>> begin

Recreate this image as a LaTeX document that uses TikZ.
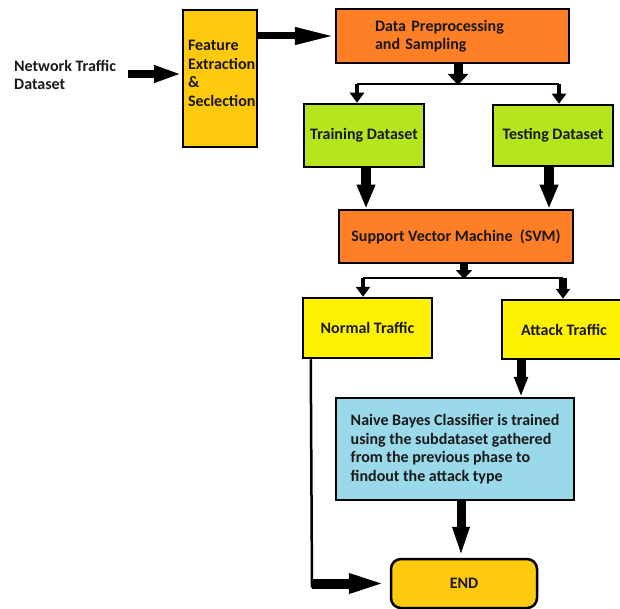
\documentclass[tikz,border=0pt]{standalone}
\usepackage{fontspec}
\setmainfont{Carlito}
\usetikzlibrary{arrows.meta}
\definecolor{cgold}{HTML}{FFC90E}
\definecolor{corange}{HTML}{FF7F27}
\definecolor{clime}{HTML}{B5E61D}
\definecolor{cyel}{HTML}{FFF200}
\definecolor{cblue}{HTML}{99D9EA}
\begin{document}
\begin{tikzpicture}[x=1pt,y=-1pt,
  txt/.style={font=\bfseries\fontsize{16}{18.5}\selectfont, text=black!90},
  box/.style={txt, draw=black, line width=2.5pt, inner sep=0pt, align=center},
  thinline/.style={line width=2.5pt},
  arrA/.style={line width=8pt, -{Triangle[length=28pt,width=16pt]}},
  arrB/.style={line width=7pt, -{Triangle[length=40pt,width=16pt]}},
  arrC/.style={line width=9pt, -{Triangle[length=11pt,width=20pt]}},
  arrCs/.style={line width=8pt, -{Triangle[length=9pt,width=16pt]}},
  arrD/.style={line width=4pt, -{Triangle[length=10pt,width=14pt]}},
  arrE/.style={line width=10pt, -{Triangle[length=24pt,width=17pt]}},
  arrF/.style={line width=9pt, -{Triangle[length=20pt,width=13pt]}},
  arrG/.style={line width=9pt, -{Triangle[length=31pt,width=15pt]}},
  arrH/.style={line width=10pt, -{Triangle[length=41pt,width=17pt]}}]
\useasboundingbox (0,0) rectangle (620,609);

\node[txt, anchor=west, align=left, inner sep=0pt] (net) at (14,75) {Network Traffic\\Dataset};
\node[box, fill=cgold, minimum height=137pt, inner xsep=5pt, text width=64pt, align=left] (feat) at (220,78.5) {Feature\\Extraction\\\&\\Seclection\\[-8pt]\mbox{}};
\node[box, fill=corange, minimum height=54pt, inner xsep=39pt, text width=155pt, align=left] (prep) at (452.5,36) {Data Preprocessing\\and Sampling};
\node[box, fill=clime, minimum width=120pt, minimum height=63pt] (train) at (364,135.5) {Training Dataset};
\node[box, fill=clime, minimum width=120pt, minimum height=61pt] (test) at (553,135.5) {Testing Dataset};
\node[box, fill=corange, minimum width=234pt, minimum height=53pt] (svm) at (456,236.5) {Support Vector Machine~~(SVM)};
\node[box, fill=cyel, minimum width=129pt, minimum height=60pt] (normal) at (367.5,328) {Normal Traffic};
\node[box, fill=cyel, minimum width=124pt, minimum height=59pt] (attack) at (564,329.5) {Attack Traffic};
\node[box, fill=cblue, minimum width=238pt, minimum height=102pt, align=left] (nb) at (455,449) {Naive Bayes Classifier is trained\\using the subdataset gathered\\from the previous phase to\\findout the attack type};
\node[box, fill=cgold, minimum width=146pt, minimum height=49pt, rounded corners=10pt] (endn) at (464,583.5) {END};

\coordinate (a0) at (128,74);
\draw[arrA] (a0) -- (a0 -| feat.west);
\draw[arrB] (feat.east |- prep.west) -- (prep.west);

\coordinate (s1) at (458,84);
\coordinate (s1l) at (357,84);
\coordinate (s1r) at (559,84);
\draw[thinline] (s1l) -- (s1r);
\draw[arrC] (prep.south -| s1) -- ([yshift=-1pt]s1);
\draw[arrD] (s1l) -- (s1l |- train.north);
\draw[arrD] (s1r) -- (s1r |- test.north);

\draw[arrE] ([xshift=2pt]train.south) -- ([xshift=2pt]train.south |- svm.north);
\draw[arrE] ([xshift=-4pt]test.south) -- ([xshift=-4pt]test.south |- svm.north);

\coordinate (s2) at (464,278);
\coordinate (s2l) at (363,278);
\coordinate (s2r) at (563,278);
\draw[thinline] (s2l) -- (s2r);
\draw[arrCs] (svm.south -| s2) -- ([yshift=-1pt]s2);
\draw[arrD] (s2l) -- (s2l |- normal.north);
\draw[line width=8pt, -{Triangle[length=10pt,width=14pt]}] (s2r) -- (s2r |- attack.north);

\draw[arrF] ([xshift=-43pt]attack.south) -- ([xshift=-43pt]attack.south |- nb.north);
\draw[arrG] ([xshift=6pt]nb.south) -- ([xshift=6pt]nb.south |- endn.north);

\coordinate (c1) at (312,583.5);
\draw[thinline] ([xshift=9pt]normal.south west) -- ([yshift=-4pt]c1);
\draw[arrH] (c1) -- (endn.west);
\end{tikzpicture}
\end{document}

>> end

To do —
Quote the data above in full, leaving out the pictures it holds.

Completed exercise —
Recreate this image as a LaTeX document that uses TikZ.
\documentclass[tikz,border=0pt]{standalone}
\usepackage{fontspec}
\setmainfont{Carlito}
\usetikzlibrary{arrows.meta}
\definecolor{cgold}{HTML}{FFC90E}
\definecolor{corange}{HTML}{FF7F27}
\definecolor{clime}{HTML}{B5E61D}
\definecolor{cyel}{HTML}{FFF200}
\definecolor{cblue}{HTML}{99D9EA}
\begin{document}
\begin{tikzpicture}[x=1pt,y=-1pt,
  txt/.style={font=\bfseries\fontsize{16}{18.5}\selectfont, text=black!90},
  box/.style={txt, draw=black, line width=2.5pt, inner sep=0pt, align=center},
  thinline/.style={line width=2.5pt},
  arrA/.style={line width=8pt, -{Triangle[length=28pt,width=16pt]}},
  arrB/.style={line width=7pt, -{Triangle[length=40pt,width=16pt]}},
  arrC/.style={line width=9pt, -{Triangle[length=11pt,width=20pt]}},
  arrCs/.style={line width=8pt, -{Triangle[length=9pt,width=16pt]}},
  arrD/.style={line width=4pt, -{Triangle[length=10pt,width=14pt]}},
  arrE/.style={line width=10pt, -{Triangle[length=24pt,width=17pt]}},
  arrF/.style={line width=9pt, -{Triangle[length=20pt,width=13pt]}},
  arrG/.style={line width=9pt, -{Triangle[length=31pt,width=15pt]}},
  arrH/.style={line width=10pt, -{Triangle[length=41pt,width=17pt]}}]
\useasboundingbox (0,0) rectangle (620,609);

\node[txt, anchor=west, align=left, inner sep=0pt] (net) at (14,75) {Network Traffic\\Dataset};
\node[box, fill=cgold, minimum height=137pt, inner xsep=5pt, text width=64pt, align=left] (feat) at (220,78.5) {Feature\\Extraction\\\&\\Seclection\\[-8pt]\mbox{}};
\node[box, fill=corange, minimum height=54pt, inner xsep=39pt, text width=155pt, align=left] (prep) at (452.5,36) {Data Preprocessing\\and Sampling};
\node[box, fill=clime, minimum width=120pt, minimum height=63pt] (train) at (364,135.5) {Training Dataset};
\node[box, fill=clime, minimum width=120pt, minimum height=61pt] (test) at (553,135.5) {Testing Dataset};
\node[box, fill=corange, minimum width=234pt, minimum height=53pt] (svm) at (456,236.5) {Support Vector Machine~~(SVM)};
\node[box, fill=cyel, minimum width=129pt, minimum height=60pt] (normal) at (367.5,328) {Normal Traffic};
\node[box, fill=cyel, minimum width=124pt, minimum height=59pt] (attack) at (564,329.5) {Attack Traffic};
\node[box, fill=cblue, minimum width=238pt, minimum height=102pt, align=left] (nb) at (455,449) {Naive Bayes Classifier is trained\\using the subdataset gathered\\from the previous phase to\\findout the attack type};
\node[box, fill=cgold, minimum width=146pt, minimum height=49pt, rounded corners=10pt] (endn) at (464,583.5) {END};

\coordinate (a0) at (128,74);
\draw[arrA] (a0) -- (a0 -| feat.west);
\draw[arrB] (feat.east |- prep.west) -- (prep.west);

\coordinate (s1) at (458,84);
\coordinate (s1l) at (357,84);
\coordinate (s1r) at (559,84);
\draw[thinline] (s1l) -- (s1r);
\draw[arrC] (prep.south -| s1) -- ([yshift=-1pt]s1);
\draw[arrD] (s1l) -- (s1l |- train.north);
\draw[arrD] (s1r) -- (s1r |- test.north);

\draw[arrE] ([xshift=2pt]train.south) -- ([xshift=2pt]train.south |- svm.north);
\draw[arrE] ([xshift=-4pt]test.south) -- ([xshift=-4pt]test.south |- svm.north);

\coordinate (s2) at (464,278);
\coordinate (s2l) at (363,278);
\coordinate (s2r) at (563,278);
\draw[thinline] (s2l) -- (s2r);
\draw[arrCs] (svm.south -| s2) -- ([yshift=-1pt]s2);
\draw[arrD] (s2l) -- (s2l |- normal.north);
\draw[line width=8pt, -{Triangle[length=10pt,width=14pt]}] (s2r) -- (s2r |- attack.north);

\draw[arrF] ([xshift=-43pt]attack.south) -- ([xshift=-43pt]attack.south |- nb.north);
\draw[arrG] ([xshift=6pt]nb.south) -- ([xshift=6pt]nb.south |- endn.north);

\coordinate (c1) at (312,583.5);
\draw[thinline] ([xshift=9pt]normal.south west) -- ([yshift=-4pt]c1);
\draw[arrH] (c1) -- (endn.west);
\end{tikzpicture}
\end{document}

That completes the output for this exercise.